Tuesday 27 January 2009

The blog in time

Following a supervision meeting this afternoon, the question floating around my head at the moment is how to link the temporalised "self", with the intention to blog. In writing this blog, for example - and to ignore for the moment the possibility of communicating (to temporarily quarantine the "other") - I produce an inscription and thus exteriorise what was heretofore interior (thoughts, ideas). Insodoing I thus allow myself to reflect on those thoughts in a different way. I gain distance from those thoughts, can see them in the cold light of the exterior world, examine them more "objectively". This reflection, then, relates to the present self. The intention to blog allows the present self reflection on itself.

Clearly, though, the blog is a memory object also. As I create these strings of words, whether consciously or not, I also open the possibility of memorialisation. My future self then has access to these reflections; it'll be able to remember (parts of) what it was like to exist at an earlier time, and in the similarities and differences exposed be able to explore what it is to be that person identified as "me". So (and whether consciously or not), I serve both my present and future selves in writing this, through reflection and memorialisation. To what extent, though, am I also serving my past self?

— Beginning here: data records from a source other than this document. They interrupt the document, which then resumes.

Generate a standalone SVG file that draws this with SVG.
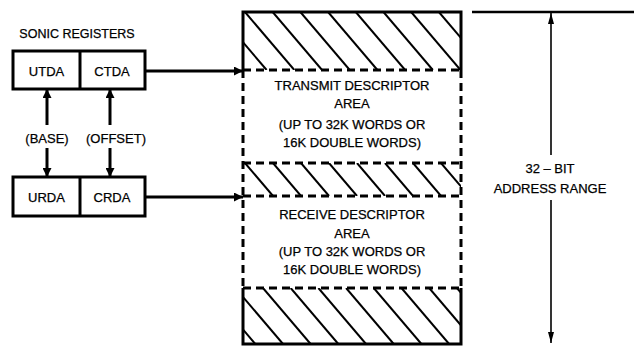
<svg xmlns="http://www.w3.org/2000/svg" width="634" height="346" viewBox="0 0 634 346">
<style>
text{font-family:"Liberation Sans",Arial,sans-serif;font-size:13px;fill:#000;text-anchor:middle;stroke:#000;stroke-width:0.25}
.box{fill:#fff;stroke:#000;stroke-width:3}
.thick{stroke:#000;stroke-width:3;fill:none}
.dash{stroke:#000;stroke-width:3;fill:none;stroke-dasharray:8 5}
.hatch line{stroke:#000;stroke-width:2}
.thin{stroke:#000;stroke-width:1.6;fill:none}
</style>
<defs>
<marker id="ah" markerWidth="9" markerHeight="9" refX="9" refY="4.5" orient="auto" markerUnits="userSpaceOnUse"><path d="M0,0 L9,4.5 L0,9 Z" fill="#000"/></marker>
<marker id="ah2" markerWidth="11" markerHeight="6" refX="11" refY="3" orient="auto" markerUnits="userSpaceOnUse"><path d="M0,0 L11,3 L0,6 Z" fill="#000"/></marker>
<clipPath id="c1"><rect x="243" y="12" width="218" height="58"/></clipPath>
<clipPath id="c2"><rect x="243" y="163" width="218" height="33"/></clipPath>
<clipPath id="c3"><rect x="243" y="288" width="218" height="56"/></clipPath>
</defs>
<rect width="634" height="346" fill="#fff"/>

<g id="memory">
<g class="hatch" clip-path="url(#c1)">
<line x1="189.6" y1="12" x2="238.9" y2="70"/><line x1="217.3" y1="12" x2="266.6" y2="70"/><line x1="245" y1="12" x2="294.3" y2="70"/><line x1="272.7" y1="12" x2="322" y2="70"/><line x1="300.4" y1="12" x2="349.7" y2="70"/><line x1="328.1" y1="12" x2="377.4" y2="70"/><line x1="355.8" y1="12" x2="405.1" y2="70"/><line x1="383.5" y1="12" x2="432.8" y2="70"/><line x1="411.2" y1="12" x2="460.5" y2="70"/><line x1="438.9" y1="12" x2="488.2" y2="70"/>
</g>
<g class="hatch" clip-path="url(#c2)">
<line x1="245" y1="163" x2="273" y2="196"/><line x1="273" y1="163" x2="301" y2="196"/><line x1="301" y1="163" x2="329" y2="196"/><line x1="329" y1="163" x2="357" y2="196"/><line x1="357" y1="163" x2="385" y2="196"/><line x1="385" y1="163" x2="413" y2="196"/><line x1="413" y1="163" x2="441" y2="196"/><line x1="441" y1="163" x2="469" y2="196"/>
</g>
<g class="hatch" clip-path="url(#c3)">
<line x1="180" y1="288" x2="227.6" y2="344"/><line x1="207.7" y1="288" x2="255.3" y2="344"/><line x1="235.4" y1="288" x2="283" y2="344"/><line x1="263" y1="288" x2="310.6" y2="344"/><line x1="290.7" y1="288" x2="338.3" y2="344"/><line x1="318.4" y1="288" x2="366" y2="344"/><line x1="346.1" y1="288" x2="393.7" y2="344"/><line x1="373.8" y1="288" x2="421.4" y2="344"/><line x1="401.5" y1="288" x2="449.1" y2="344"/><line x1="429.2" y1="288" x2="476.8" y2="344"/><line x1="456.9" y1="288" x2="504.5" y2="344"/>
</g>
<path class="thick" d="M243,70 V12 H461 V70 M243,288 V344 H461 V288"/>
<path class="dash" d="M243,70 V288 M461,70 V288 M243,70 H461 M243,163 H461 M243,196 H461 M243,288 H461"/>
<text x="352" y="90">TRANSMIT DESCRIPTOR</text>
<text x="352" y="108">AREA</text>
<text x="352" y="129">(UP TO 32K WORDS OR</text>
<text x="352" y="147">16K DOUBLE WORDS)</text>
<text x="352" y="219">RECEIVE DESCRIPTOR</text>
<text x="352" y="238">AREA</text>
<text x="352" y="256">(UP TO 32K WORDS OR</text>
<text x="352" y="274">16K DOUBLE WORDS)</text>
</g>

<g id="registers">
<text x="77" y="38" style="font-size:12.5px">SONIC REGISTERS</text>
</g>
<g id="tx-regs">
<rect class="box" x="13" y="51" width="132" height="38"/>
<line class="thick" x1="80" y1="51" x2="80" y2="89"/>
<text x="46.5" y="76">UTDA</text>
<text x="112" y="76">CTDA</text>
</g>
<g id="rx-regs">
<rect class="box" x="13" y="177" width="132" height="39"/>
<line class="thick" x1="80" y1="177" x2="80" y2="216"/>
<text x="46.5" y="202">URDA</text>
<text x="112" y="202">CRDA</text>
</g>
<g id="labels">
<text x="47" y="143">(BASE)</text>
<text x="116" y="143">(OFFSET)</text>
</g>
<g id="range">
<text x="550" y="173">32 – BIT</text>
<text x="550" y="193">ADDRESS RANGE</text>
</g>

<g id="connectors">
<line class="thick" x1="145" y1="71" x2="243" y2="71" marker-end="url(#ah)"/>
<line class="thick" x1="145" y1="197" x2="243" y2="197" marker-end="url(#ah)"/>
<line class="thick" x1="47" y1="125" x2="47" y2="89" marker-end="url(#ah)"/>
<line class="thick" x1="110" y1="125" x2="110" y2="89" marker-end="url(#ah)"/>
<line class="thick" x1="47" y1="148" x2="47" y2="177" marker-end="url(#ah)"/>
<line class="thick" x1="110" y1="148" x2="110" y2="177" marker-end="url(#ah)"/>
<line x1="472" y1="12" x2="634" y2="12" stroke="#000" stroke-width="2.5"/>
<line class="thin" x1="551" y1="155" x2="551" y2="13" marker-end="url(#ah2)"/>
<line class="thin" x1="551" y1="200" x2="551" y2="343" marker-end="url(#ah2)"/>
</g>
</svg>
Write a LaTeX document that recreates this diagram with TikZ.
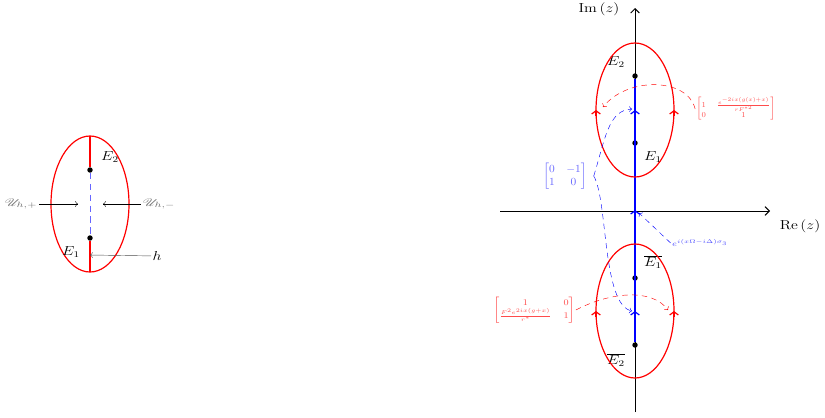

Perhaps, in laying those words down, in reflecting on who I am, I'm also betraying where I've come from. Perhaps I'm intentionally laying down memories, eulogising, reconstructing the past - and perhaps insodoing I'm idealising, mitigating, explaining, mourning. Perhaps the past self, from whence we've been thrown (in Heidegger's parlance), is always the subject of this life-writing, of this reflection. Maybe it's the Proustian search of lost time which lies behind any such activity; at the very least, the mourning of that (now past) lost time which prompts me to exteriorise my thoughts now, so at least some of the "now" doesn't get lost.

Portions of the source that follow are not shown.